What is expected: Take the lines from the head of the listing through the one bearing "Serif', 'Times New" and copy them exactly, leaving every picture out.

Saved entries:
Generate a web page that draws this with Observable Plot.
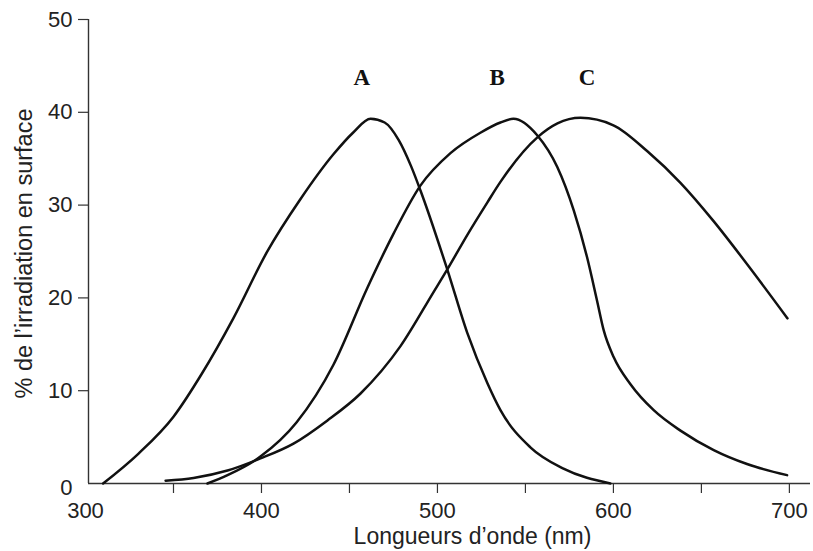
<!DOCTYPE html>
<html>
<head>
<meta charset="utf-8">
<script src="https://cdn.jsdelivr.net/npm/d3@7"></script>
<script src="https://cdn.jsdelivr.net/npm/@observablehq/plot@0.6"></script>
<style>
  html, body { margin: 0; padding: 0; background: #fff; }
</style>
</head>
<body>
<div id="chart"></div>
<script>
// ---- Data ----
const seriesNames = ["A", "B", "C"];

const wavelengthA = [310, 330, 350, 366, 384, 403, 422, 441, 452, 462, 470, 478, 485, 490.3, 505.7, 517, 528.4, 535.8, 552.8, 571.6, 598.3];
const irradianceA = [0, 3.2, 7.2, 11.8, 17.8, 24.9, 30.6, 35.5, 37.8, 39.3, 38.9, 37.0, 34.2, 31.6, 23.0, 16.2, 10.8, 7.9, 3.9, 1.6, 0];

const wavelengthB = [369.3, 380.7, 399.4, 420, 440.9, 460.2, 475, 490.3, 507.4, 524.4, 535.8, 543.2, 556.8, 568.1, 577.5, 585, 590.7, 594.5, 600.2, 609.7, 622.9, 638.1, 657, 675.9, 698.7];
const irradianceB = [0, 0.9, 2.9, 6.6, 12.8, 21.1, 26.9, 32.1, 35.6, 37.8, 38.9, 39.3, 37.5, 34.1, 29.4, 24.4, 19.7, 16.5, 13.6, 10.7, 7.9, 5.7, 3.6, 2.1, 0.9];

const wavelengthC = [345.5, 361.4, 380.7, 399.4, 418.2, 437.5, 456.3, 479, 497.7, 505.7, 517, 528.4, 535.8, 556.8, 568.2, 581.3, 600, 619.3, 638.1, 656.8, 676.1, 698.9];
const irradianceC = [0.3, 0.6, 1.4, 2.7, 4.3, 6.8, 9.7, 14.8, 20.6, 23.1, 26.8, 30.3, 32.5, 37.3, 38.8, 39.4, 38.6, 35.8, 32.4, 28.3, 23.6, 17.8];

const labelWavelength = [457, 534, 585];
const labelIrradiance = [43.7, 43.7, 43.7];

const xDomain = [301.7, 712];
const yDomain = [0, 50];
const xTickMarks = [350, 400, 450, 500, 550, 600, 650, 700];
const xTickLabels = [300, 400, 500, 600, 700];
const yTickMarks = [10, 20, 30, 40, 50];
const yTickLabels = [0, 10, 20, 30, 40, 50];

const xTitle = "Longueurs d’onde (nm)";
const yTitle = "% de l’irradiation en surface";

// ---- Build table ----
const wl = [wavelengthA, wavelengthB, wavelengthC];
const ir = [irradianceA, irradianceB, irradianceC];
const data = seriesNames.flatMap((s, i) => wl[i].map((x, j) => ({series: s, nm: x, v: ir[i][j]})));
const labels = seriesNames.map((s, i) => ({text: s, nm: labelWavelength[i], v: labelIrradiance[i]}));

const sans = "'Liberation Sans', Arial, Helvetica, sans-serif";
const serif = "'Liberation Serif', 'Times New Roman', serif";

const chart = Plot.plot({
  width: 813,
  height: 551,
  marginLeft: 88,
  marginRight: 3,
  marginTop: 19,
  marginBottom: 68,
  x: {domain: xDomain},
  y: {domain: yDomain},
  style: {fontFamily: sans, fontSize: "22px", color: "#222", background: "#fff", overflow: "visible"},
  marks: [
    Plot.axisX({ticks: xTickMarks, tickSize: 10, tickFormat: () => "", label: null, stroke: "#333", strokeWidth: 1.2}),
    Plot.axisY({ticks: yTickMarks, tickSize: 10, tickFormat: () => "", label: null, stroke: "#333", strokeWidth: 1.2}),
    Plot.ruleY([yDomain[0]], {stroke: "#333", strokeWidth: 1.4}),
    Plot.ruleX([xDomain[0]], {y1: yDomain[0], y2: yDomain[1], stroke: "#333", strokeWidth: 1.4}),
    Plot.text(xTickLabels, {x: d => d, frameAnchor: "bottom", lineAnchor: "middle", dy: 27, fontSize: 22, fill: "#222"}),
    Plot.text(yTickLabels.filter(d => d > 0), {y: d => d, frameAnchor: "left", dx: -16, textAnchor: "end", fontSize: 22, fill: "#222"}),
    Plot.text(yTickLabels.filter(d => d === 0), {y: d => d, frameAnchor: "left", dx: -16, dy: 4, textAnchor: "end", fontSize: 22, fill: "#222"}),
    Plot.text([xTitle], {frameAnchor: "bottom", lineAnchor: "middle", dx: 23, dy: 53, fontSize: 23, fill: "#222"}),
    Plot.text([yTitle], {frameAnchor: "left", textAnchor: "middle", rotate: -90, dx: -64, dy: 2, fontSize: 23.5, fill: "#222"}),
    Plot.line(data, {x: "nm", y: "v", z: "series", curve: "monotone-x", stroke: "#111", strokeWidth: 2.5}),
    Plot.text(labels, {x: "nm", y: "v", text: "text", fontFamily: serif, fontWeight: "bold", fontSize: 23, fill: "#111"})
  ]
});
document.getElementById("chart").append(chart);
</script>
</body>
</html>
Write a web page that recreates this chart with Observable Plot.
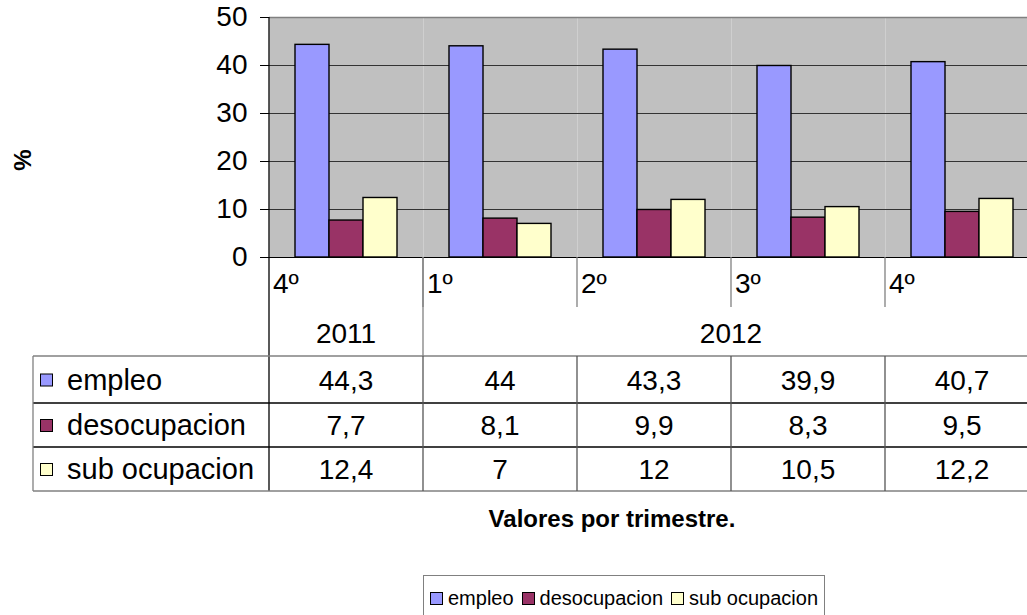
<!DOCTYPE html>
<html>
<head>
<meta charset="utf-8">
<script src="https://cdn.jsdelivr.net/npm/d3@7"></script>
<script src="https://cdn.jsdelivr.net/npm/@observablehq/plot@0.6"></script>
<style>
  html, body { margin: 0; padding: 0; background: #fff; }
  #wrap { position: relative; width: 1027px; height: 615px; overflow: hidden; font-family: "Liberation Sans", Arial, sans-serif; }
  #legend { position: absolute; left: 423px; top: 575px; width: 402px; height: 60px; border: 1px solid #808080; box-sizing: border-box; font-size: 20px; color: #000; display: flex; align-items: flex-start; padding: 11px 0 0 6px; white-space: nowrap; }
  #legend .item { display: flex; align-items: center; margin-right: 8px; }
  #legend .sw { width: 11px; height: 11px; border: 1px solid #000; margin-right: 5px; }
</style>
</head>
<body>
<div id="wrap"><div id="chart"></div><div id="legend"></div></div>
<script>
// ---- data ----
const quarters = ["4º", "1º", "2º", "3º", "4º"];
const years = ["2011", "2012", "2012", "2012", "2012"];
const seriesNames = ["empleo", "desocupacion", "sub ocupacion"];
const empleo = [44.3, 44, 43.3, 39.9, 40.7];
const desocupacion = [7.7, 8.1, 9.9, 8.3, 9.5];
const subOcupacion = [12.4, 7, 12, 10.5, 12.2];
const tableLabels = [
  ["44,3", "44", "43,3", "39,9", "40,7"],
  ["7,7", "8,1", "9,9", "8,3", "9,5"],
  ["12,4", "7", "12", "10,5", "12,2"]
];
const seriesColors = ["#9999FF", "#993366", "#FFFFCC"];
const yTicks = [0, 10, 20, 30, 40, 50];
const yLabel = "%";
const xTitle = "Valores por trimestre.";

// ---- build table for the library ----
const periods = quarters.map((q, i) => q + " " + years[i]);
const seriesValues = [empleo, desocupacion, subOcupacion];
const data = periods.flatMap((p, i) =>
  seriesNames.map((s, j) => ({period: p, series: s, value: seriesValues[j][i]}))
);

const FONT = "Liberation Sans, Arial, sans-serif";
const FS = 28;

const plot = Plot.plot({
  width: 1027,
  height: 615,
  marginLeft: 268,
  marginRight: -12,
  marginTop: 17,
  marginBottom: 358,
  style: {fontFamily: FONT, fontSize: FS + "px", color: "#000", background: "transparent"},
  fx: {domain: periods, padding: 0, axis: null},
  x: {domain: seriesNames, paddingInner: 0, paddingOuter: 0.75, axis: null},
  y: {domain: [0, 50]},
  color: {domain: seriesNames, range: seriesColors},
  marks: [
    Plot.frame({fill: "#C0C0C0", stroke: "none"}),
    Plot.gridY(yTicks.filter(t => t > 0 && t < 50), {stroke: "#333", strokeOpacity: 1, strokeWidth: 1.2}),
    Plot.ruleY([50], {stroke: "#808080", strokeWidth: 1.5}),
    Plot.barY(data, {fx: "period", x: "series", y: "value", fill: "series", stroke: "#000", strokeWidth: 1.4}),
    Plot.ruleY([0], {stroke: "#000", strokeWidth: 1.2}),
    Plot.axisY({ticks: yTicks, tickSize: 9, tickPadding: 13, label: null, fontSize: FS, stroke: "#000"})
  ]
});

document.getElementById("chart").appendChild(plot);

// ---- category rows + data table, positioned with the plot's own scales ----
const svg = d3.select(plot);
const fxs = plot.scale("fx");
const ys = plot.scale("y");
const bw = fxs.bandwidth;
const bandL = i => fxs.apply(periods[i]);
const y0 = ys.apply(0);
const yTop = ys.apply(50);
const plotLeft = bandL(0);
const plotRight = bandL(periods.length - 1) + bw;

const g = svg.append("g").attr("font-family", FONT).attr("font-size", FS)
  .attr("fill", "#000").attr("text-anchor", "start");

const catRowBottom = y0 + 50;      // quarter label row
const yearRowBottom = y0 + 99;     // year row
const rowH = [47, 44, 44];
const tableLeft = 33;
const rowTops = [yearRowBottom];
rowH.forEach(h => rowTops.push(rowTops[rowTops.length - 1] + h));
const tableBottom = rowTops[rowTops.length - 1];

// quarter labels
quarters.forEach((q, i) => {
  g.append("text").attr("x", bandL(i) + 4).attr("y", y0 + 36).attr("text-anchor", "start").text(q);
  if (i > 0) {
    g.append("line").attr("x1", bandL(i)).attr("x2", bandL(i))
      .attr("y1", y0).attr("y2", catRowBottom).attr("stroke", "#808080").attr("stroke-width", 1.3);
  }
});

// year labels (group consecutive equal years)
const yearGroups = [];
years.forEach((yr, i) => {
  const last = yearGroups[yearGroups.length - 1];
  if (last && last.year === yr) last.end = i; else yearGroups.push({year: yr, start: i, end: i});
});
yearGroups.forEach((gr, k) => {
  const xL = bandL(gr.start), xR = bandL(gr.end) + bw;
  g.append("text").attr("x", (xL + xR) / 2).attr("y", y0 + 86).attr("text-anchor", "middle").text(gr.year);
  if (k > 0) {
    g.append("line").attr("x1", xL).attr("x2", xL).attr("y1", y0).attr("y2", yearRowBottom)
      .attr("stroke", "#808080").attr("stroke-width", 1.3);
  }
});

// left axis line spanning plot + category rows + table
g.append("line").attr("x1", plotLeft).attr("x2", plotLeft).attr("y1", yTop).attr("y2", tableBottom)
  .attr("stroke", "#000").attr("stroke-width", 1.3);

// table horizontal lines
rowTops.forEach((yy, k) => {
  const outer = k === 0 || k === rowTops.length - 1;
  g.append("line").attr("x1", tableLeft).attr("x2", plotRight).attr("y1", yy).attr("y2", yy)
    .attr("stroke", outer ? "#808080" : "#000").attr("stroke-width", outer ? 1.6 : 1.3);
});
// table vertical lines
g.append("line").attr("x1", tableLeft).attr("x2", tableLeft).attr("y1", rowTops[0]).attr("y2", tableBottom)
  .attr("stroke", "#808080").attr("stroke-width", 1.3);
periods.forEach((p, i) => {
  if (i === 0) return;
  g.append("line").attr("x1", bandL(i)).attr("x2", bandL(i)).attr("y1", rowTops[0]).attr("y2", tableBottom)
    .attr("stroke", "#555").attr("stroke-width", 1.3);
});

// row headers and values
seriesNames.forEach((s, j) => {
  const top = rowTops[j], h = rowH[j];
  const base = top + h / 2 + 10;
  g.append("rect").attr("x", 40.5).attr("y", top + h / 2 - 5.5).attr("width", 12).attr("height", 12)
    .attr("fill", seriesColors[j]).attr("stroke", "#000").attr("stroke-width", 1);
  g.append("text").attr("x", 67).attr("y", base).attr("text-anchor", "start").attr("font-size", 29).text(s);
  periods.forEach((p, i) => {
    g.append("text").attr("x", bandL(i) + bw / 2).attr("y", base).attr("text-anchor", "middle")
      .text(tableLabels[j][i]);
  });
});

// y label
g.append("text").attr("transform", `translate(31,${(yTop + y0) / 2 + 23}) rotate(-90)`)
  .attr("text-anchor", "middle").attr("font-weight", "bold").attr("font-size", 24).text(yLabel);

// x title
g.append("text").attr("x", 612).attr("y", 527).attr("text-anchor", "middle")
  .attr("font-weight", "bold").attr("font-size", 24).text(xTitle);

// legend
const legend = d3.select("#legend");
seriesNames.forEach((s, j) => {
  const it = legend.append("div").attr("class", "item");
  it.append("div").attr("class", "sw").style("background", seriesColors[j]);
  it.append("span").text(s);
});
</script>
</body>
</html>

Task solution:
Generate a web page that draws this with Observable Plot.
<!DOCTYPE html>
<html>
<head>
<meta charset="utf-8">
<script src="https://cdn.jsdelivr.net/npm/d3@7"></script>
<script src="https://cdn.jsdelivr.net/npm/@observablehq/plot@0.6"></script>
<style>
  html, body { margin: 0; padding: 0; background: #fff; }
</style>
</head>
<body>
<div id="chart"></div>
<script>
// ---- Data ----
const seriesNames = ["A", "B", "C"];

const wavelengthA = [310, 330, 350, 366, 384, 403, 422, 441, 452, 462, 470, 478, 485, 490.3, 505.7, 517, 528.4, 535.8, 552.8, 571.6, 598.3];
const irradianceA = [0, 3.2, 7.2, 11.8, 17.8, 24.9, 30.6, 35.5, 37.8, 39.3, 38.9, 37.0, 34.2, 31.6, 23.0, 16.2, 10.8, 7.9, 3.9, 1.6, 0];

const wavelengthB = [369.3, 380.7, 399.4, 420, 440.9, 460.2, 475, 490.3, 507.4, 524.4, 535.8, 543.2, 556.8, 568.1, 577.5, 585, 590.7, 594.5, 600.2, 609.7, 622.9, 638.1, 657, 675.9, 698.7];
const irradianceB = [0, 0.9, 2.9, 6.6, 12.8, 21.1, 26.9, 32.1, 35.6, 37.8, 38.9, 39.3, 37.5, 34.1, 29.4, 24.4, 19.7, 16.5, 13.6, 10.7, 7.9, 5.7, 3.6, 2.1, 0.9];

const wavelengthC = [345.5, 361.4, 380.7, 399.4, 418.2, 437.5, 456.3, 479, 497.7, 505.7, 517, 528.4, 535.8, 556.8, 568.2, 581.3, 600, 619.3, 638.1, 656.8, 676.1, 698.9];
const irradianceC = [0.3, 0.6, 1.4, 2.7, 4.3, 6.8, 9.7, 14.8, 20.6, 23.1, 26.8, 30.3, 32.5, 37.3, 38.8, 39.4, 38.6, 35.8, 32.4, 28.3, 23.6, 17.8];

const labelWavelength = [457, 534, 585];
const labelIrradiance = [43.7, 43.7, 43.7];

const xDomain = [301.7, 712];
const yDomain = [0, 50];
const xTickMarks = [350, 400, 450, 500, 550, 600, 650, 700];
const xTickLabels = [300, 400, 500, 600, 700];
const yTickMarks = [10, 20, 30, 40, 50];
const yTickLabels = [0, 10, 20, 30, 40, 50];

const xTitle = "Longueurs d’onde (nm)";
const yTitle = "% de l’irradiation en surface";

// ---- Build table ----
const wl = [wavelengthA, wavelengthB, wavelengthC];
const ir = [irradianceA, irradianceB, irradianceC];
const data = seriesNames.flatMap((s, i) => wl[i].map((x, j) => ({series: s, nm: x, v: ir[i][j]})));
const labels = seriesNames.map((s, i) => ({text: s, nm: labelWavelength[i], v: labelIrradiance[i]}));

const sans = "'Liberation Sans', Arial, Helvetica, sans-serif";
const serif = "'Liberation Serif', 'Times New Roman', serif";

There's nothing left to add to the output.